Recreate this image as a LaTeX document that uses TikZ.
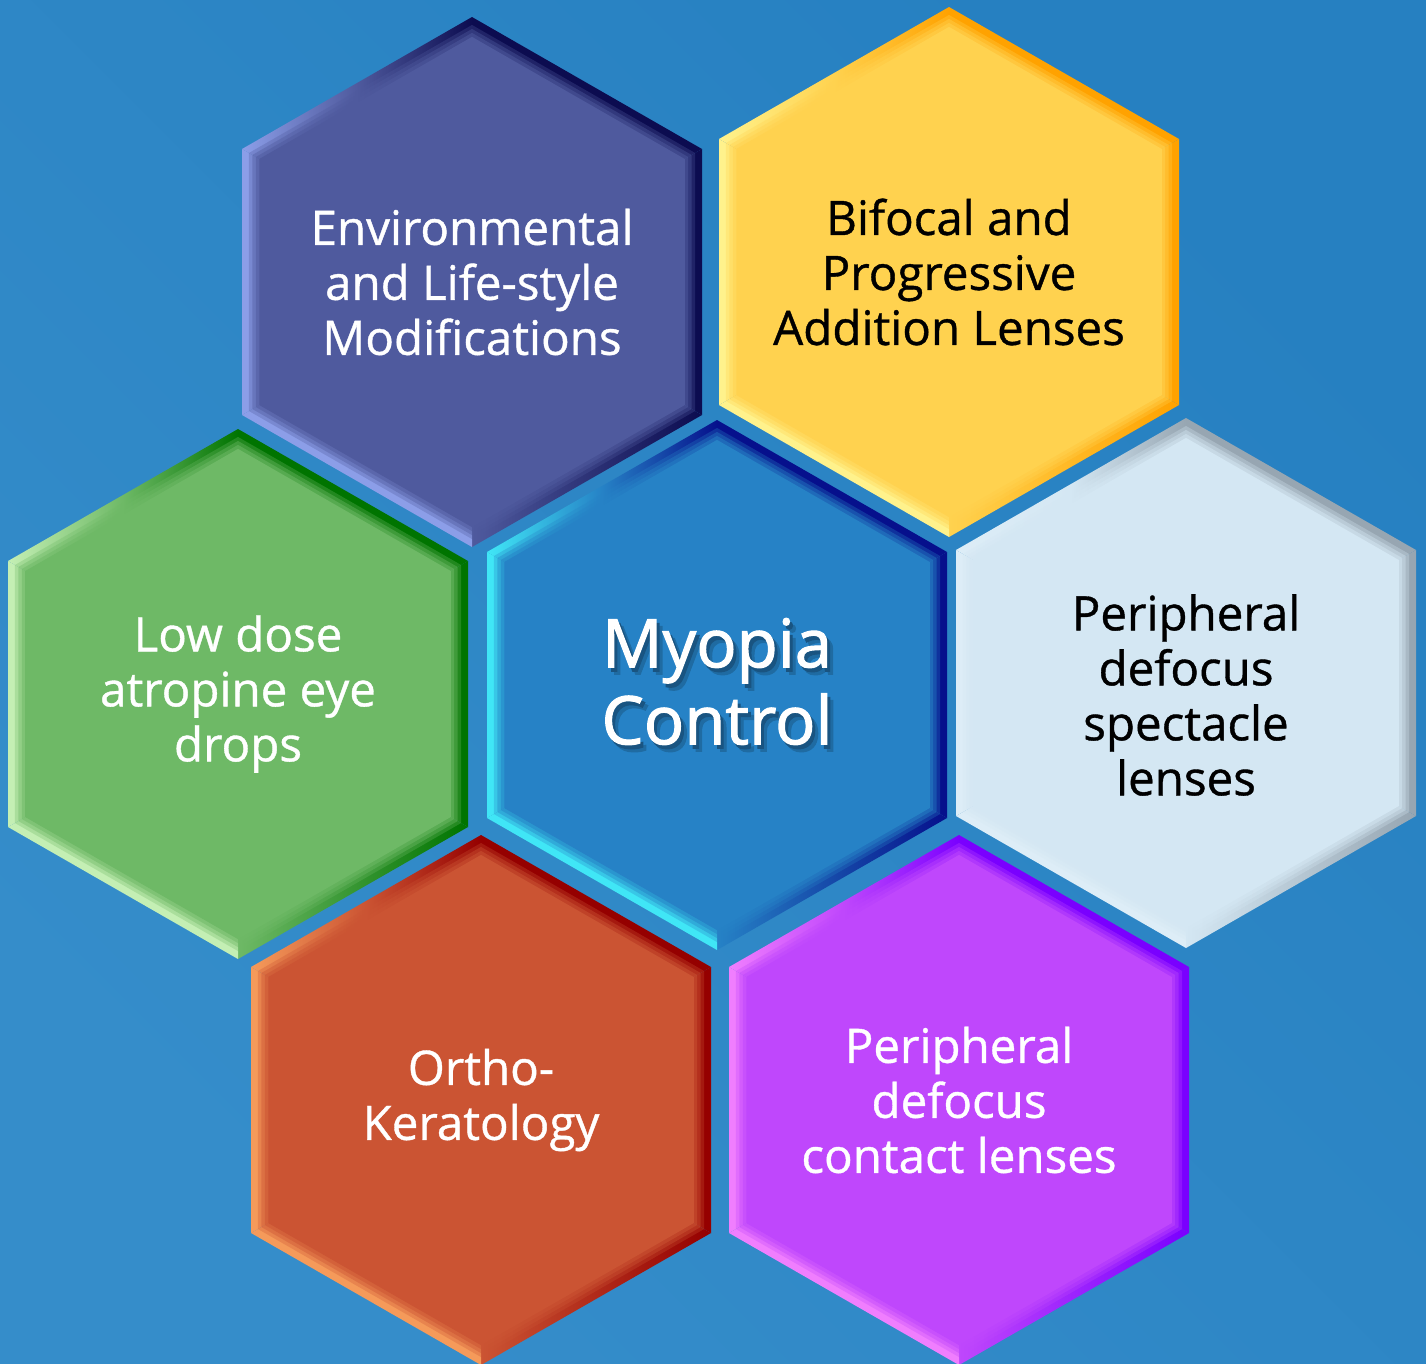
\documentclass[tikz,border=0pt]{standalone}
\usepackage{fontspec}
\setmainfont{Open Sans}[FakeBold=0.8]
\newfontfamily\titlefont{Open Sans}[FakeBold=1.6]

% background
\definecolor{bglow}{HTML}{358DCA}
\definecolor{bghigh}{HTML}{2680C1}
% cell colours: base, light rim, dark rim
\definecolor{envbase}{HTML}{4F5A9E}\definecolor{envlite}{HTML}{8C9EE8}\definecolor{envdark}{HTML}{0C0C50}
\definecolor{bifbase}{HTML}{FFD24F}\definecolor{biflite}{HTML}{FFF28C}\definecolor{bifdark}{HTML}{FFA200}
\definecolor{lowbase}{HTML}{6EB966}\definecolor{lowlite}{HTML}{C4EFB4}\definecolor{lowdark}{HTML}{007400}
\definecolor{ctrbase}{HTML}{2682C6}\definecolor{ctrlite}{HTML}{40E6F6}\definecolor{ctrdark}{HTML}{06108C}
\definecolor{rgtbase}{HTML}{D4E7F3}\definecolor{rgtlite}{HTML}{DDEDF7}\definecolor{rgtdark}{HTML}{97A6B2}
\definecolor{ortbase}{HTML}{CB5433}\definecolor{ortlite}{HTML}{F59A5A}\definecolor{ortdark}{HTML}{950000}
\definecolor{conbase}{HTML}{BF47FC}\definecolor{conlite}{HTML}{F07EFE}\definecolor{condark}{HTML}{7A00FF}
\colorlet{ctrhaze}{ctrbase!82!black}
\colorlet{ctrshade}{ctrbase!65!black}

% white title word with a soft drop shadow
\newcommand\dropshadow[1]{\rlap{\kern6pt\raisebox{-7pt}{\color{ctrhaze}#1}}\rlap{\kern3pt\raisebox{-4pt}{\color{ctrshade}#1}}#1}

\tikzset{
	hexpath/.style={insert path={(0,265) -- (230,133) -- (230,-133) -- (0,-265) -- (-230,-133) -- (-230,133) -- cycle}}, % one honeycomb cell round its centre
	cell text/.style={align=center, inner sep=0pt, font=\fontsize{47.5}{55}\selectfont}, % labels of the outer cells
	title text/.style={align=center, inner sep=0pt, font=\titlefont\fontsize{67}{77}\selectfont}, % label of the middle cell
}

\begin{document}
\begin{tikzpicture}[x=1pt, y=1pt]
	\shade[left color=bglow, right color=bghigh, shading angle=135] (0,0) rectangle (1426,-1363);
	\useasboundingbox (0,0) rectangle (1426,-1363);

	\foreach \cell/\cx/\cy/\base/\lite/\dark in {
			env/472/282/envbase/envlite/envdark,
			bif/949/272/bifbase/biflite/bifdark,
			low/238/694/lowbase/lowlite/lowdark,
			ctr/717/685/ctrbase/ctrlite/ctrdark,
			rgt/1186/683/rgtbase/rgtlite/rgtdark,
			ort/481/1100/ortbase/ortlite/ortdark,
			con/959/1100/conbase/conlite/condark}{
		\coordinate (\cell) at (\cx,-\cy);
		\begin{scope}[shift={(\cell)}]
			% bevel, lit from the lower left
			\fill[\dark] (0,265) -- (230,133) -- (211.6,122.4) -- (0,243.8) -- cycle;
			\fill[\dark] (230,133) -- (230,-133) -- (211.6,-122.4) -- (211.6,122.4) -- cycle;
			\shade[left color=\base, right color=\dark] (230,-133) -- (0,-265) -- (0,-243.8) -- (211.6,-122.4) -- cycle;
			\fill[\lite] (0,-265) -- (-230,-133) -- (-211.6,-122.4) -- (0,-243.8) -- cycle;
			\fill[\lite] (-230,-133) -- (-230,133) -- (-211.6,122.4) -- (-211.6,-122.4) -- cycle;
			\shade[left color=\lite, right color=\dark, middle color=\base] (-230,133) -- (0,265) -- (0,243.8) -- (-211.6,122.4) -- cycle;
			% soft inner edge of the rim
			\foreach \s/\o in {0.97/0.3, 0.955/0.4, 0.94/0.5, 0.925/1}
				\fill[\base, opacity=\o, scale=\s, hexpath];
		\end{scope}
	}

	\node[cell text, text=white] (env-text) at (env) {Environmental\\and Life-style\\Modifications};
	\node[cell text, text=black] (bif-text) at (bif) {Bifocal and\\Progressive\\Addition Lenses};
	\node[cell text, text=white] (low-text) at (low) {Low dose\\atropine eye\\drops};
	\node[cell text, text=black, yshift=-12pt] (rgt-text) at (rgt) {Peripheral\\defocus\\spectacle\\lenses};
	\node[cell text, text=white] (ort-text) at (ort) {Ortho-\\Keratology};
	\node[cell text, text=white] (con-text) at (con) {Peripheral\\defocus\\contact lenses};
	\node[title text, text=white] (ctr-text) at (ctr) {\dropshadow{Myopia}\\\dropshadow{Control}};
\end{tikzpicture}
\end{document}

+ + + +

### Task objective
Reproduce the data verbatim. Do not carry any picture into the copy.

### Worked answer
Recreate this image as a LaTeX document that uses TikZ.
\documentclass[tikz,border=0pt]{standalone}
\usepackage{fontspec}
\setmainfont{Open Sans}[FakeBold=0.8]
\newfontfamily\titlefont{Open Sans}[FakeBold=1.6]

% background
\definecolor{bglow}{HTML}{358DCA}
\definecolor{bghigh}{HTML}{2680C1}
% cell colours: base, light rim, dark rim
\definecolor{envbase}{HTML}{4F5A9E}\definecolor{envlite}{HTML}{8C9EE8}\definecolor{envdark}{HTML}{0C0C50}
\definecolor{bifbase}{HTML}{FFD24F}\definecolor{biflite}{HTML}{FFF28C}\definecolor{bifdark}{HTML}{FFA200}
\definecolor{lowbase}{HTML}{6EB966}\definecolor{lowlite}{HTML}{C4EFB4}\definecolor{lowdark}{HTML}{007400}
\definecolor{ctrbase}{HTML}{2682C6}\definecolor{ctrlite}{HTML}{40E6F6}\definecolor{ctrdark}{HTML}{06108C}
\definecolor{rgtbase}{HTML}{D4E7F3}\definecolor{rgtlite}{HTML}{DDEDF7}\definecolor{rgtdark}{HTML}{97A6B2}
\definecolor{ortbase}{HTML}{CB5433}\definecolor{ortlite}{HTML}{F59A5A}\definecolor{ortdark}{HTML}{950000}
\definecolor{conbase}{HTML}{BF47FC}\definecolor{conlite}{HTML}{F07EFE}\definecolor{condark}{HTML}{7A00FF}
\colorlet{ctrhaze}{ctrbase!82!black}
\colorlet{ctrshade}{ctrbase!65!black}

% white title word with a soft drop shadow
\newcommand\dropshadow[1]{\rlap{\kern6pt\raisebox{-7pt}{\color{ctrhaze}#1}}\rlap{\kern3pt\raisebox{-4pt}{\color{ctrshade}#1}}#1}

\tikzset{
	hexpath/.style={insert path={(0,265) -- (230,133) -- (230,-133) -- (0,-265) -- (-230,-133) -- (-230,133) -- cycle}}, % one honeycomb cell round its centre
	cell text/.style={align=center, inner sep=0pt, font=\fontsize{47.5}{55}\selectfont}, % labels of the outer cells
	title text/.style={align=center, inner sep=0pt, font=\titlefont\fontsize{67}{77}\selectfont}, % label of the middle cell
}

\begin{document}
\begin{tikzpicture}[x=1pt, y=1pt]
	\shade[left color=bglow, right color=bghigh, shading angle=135] (0,0) rectangle (1426,-1363);
	\useasboundingbox (0,0) rectangle (1426,-1363);

	\foreach \cell/\cx/\cy/\base/\lite/\dark in {
			env/472/282/envbase/envlite/envdark,
			bif/949/272/bifbase/biflite/bifdark,
			low/238/694/lowbase/lowlite/lowdark,
			ctr/717/685/ctrbase/ctrlite/ctrdark,
			rgt/1186/683/rgtbase/rgtlite/rgtdark,
			ort/481/1100/ortbase/ortlite/ortdark,
			con/959/1100/conbase/conlite/condark}{
		\coordinate (\cell) at (\cx,-\cy);
		\begin{scope}[shift={(\cell)}]
			% bevel, lit from the lower left
			\fill[\dark] (0,265) -- (230,133) -- (211.6,122.4) -- (0,243.8) -- cycle;
			\fill[\dark] (230,133) -- (230,-133) -- (211.6,-122.4) -- (211.6,122.4) -- cycle;
			\shade[left color=\base, right color=\dark] (230,-133) -- (0,-265) -- (0,-243.8) -- (211.6,-122.4) -- cycle;
			\fill[\lite] (0,-265) -- (-230,-133) -- (-211.6,-122.4) -- (0,-243.8) -- cycle;
			\fill[\lite] (-230,-133) -- (-230,133) -- (-211.6,122.4) -- (-211.6,-122.4) -- cycle;
			\shade[left color=\lite, right color=\dark, middle color=\base] (-230,133) -- (0,265) -- (0,243.8) -- (-211.6,122.4) -- cycle;
			% soft inner edge of the rim
			\foreach \s/\o in {0.97/0.3, 0.955/0.4, 0.94/0.5, 0.925/1}
				\fill[\base, opacity=\o, scale=\s, hexpath];
		\end{scope}
	}

	\node[cell text, text=white] (env-text) at (env) {Environmental\\and Life-style\\Modifications};
	\node[cell text, text=black] (bif-text) at (bif) {Bifocal and\\Progressive\\Addition Lenses};
	\node[cell text, text=white] (low-text) at (low) {Low dose\\atropine eye\\drops};
	\node[cell text, text=black, yshift=-12pt] (rgt-text) at (rgt) {Peripheral\\defocus\\spectacle\\lenses};
	\node[cell text, text=white] (ort-text) at (ort) {Ortho-\\Keratology};
	\node[cell text, text=white] (con-text) at (con) {Peripheral\\defocus\\contact lenses};
	\node[title text, text=white] (ctr-text) at (ctr) {\dropshadow{Myopia}\\\dropshadow{Control}};
\end{tikzpicture}
\end{document}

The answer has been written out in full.